Who wrote it? Why should I believe it?
CCSS 7.6 (Determine an author’s point of view or purpose in a text and analyze how the author distinguishes his or her position from that of others.) really is a gift to Teacher Librarians.
How to spread the word? It would have to be a coordinated campaign. I put a banner with the two questions above my Promethean board in the library. Another sign hung over the library computers.
As far as I could tell, no one noticed.
I put an announcement in the all school bulletin the first of every month reminding students and staff of the two questions Wildcats asked themselves every time they read, viewed, or heard information.
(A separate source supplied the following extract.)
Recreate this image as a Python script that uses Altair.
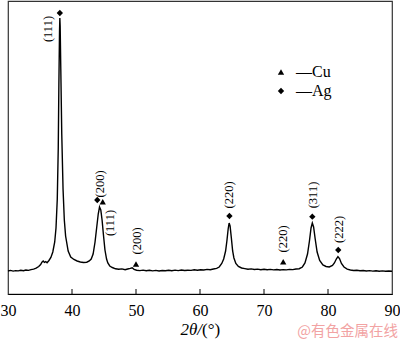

Every time I taught a research lesson, I pointed out the two questions. I earnestly taught students the importance of the “About Us” link on websites. I begged teachers to require annotated bibliographies that included a justification of non- database sources.
Teachers graciously added the annotated bibliography requirement to their assignments. Who wrote it? Why should I believe it? began to show up on rubrics and checklists. Staff members told me they were starting to ask themselves the two questions in their lives outside of school.
The tipping point for kids came when I dressed up as our school mascot, Willie the Wildcat, and greeted them with my “Who wrote it? Why should I believe it?” sign outside the lunchroom.
The mascot costume is heavy. It is hot. It smells like middle schoolers before they get to the hygiene unit in health class. The head has no cut outs for your shoulders so it either tips forward or back. The eyeholes are never level with your eyes. It’s impossible to wear with glasses so I needed an escort for my own safety, as well as to keep the over-curious from trying to rip my head off.
Everyone noticed me. They wanted to high five or pat my fur. Best of all they read my sign. They talked with their friends about my sign.
“Isn’t that what it says in the library?”
“What does it mean?”
“Is that the librarian? Because those are her boots!”
I dressed up as Willie two more times before the end of school. At the start of the year, about ten percent of seventh graders I surveyed about using information said nothing about evaluating sources. After the banners, the announcements, the lessons, and interacting with Willie the Wildcat, that spring about seventy percent of the students I surveyed in the fall identified evaluating information as important.
So, looking good at the knowledge level. Now how to move on to application?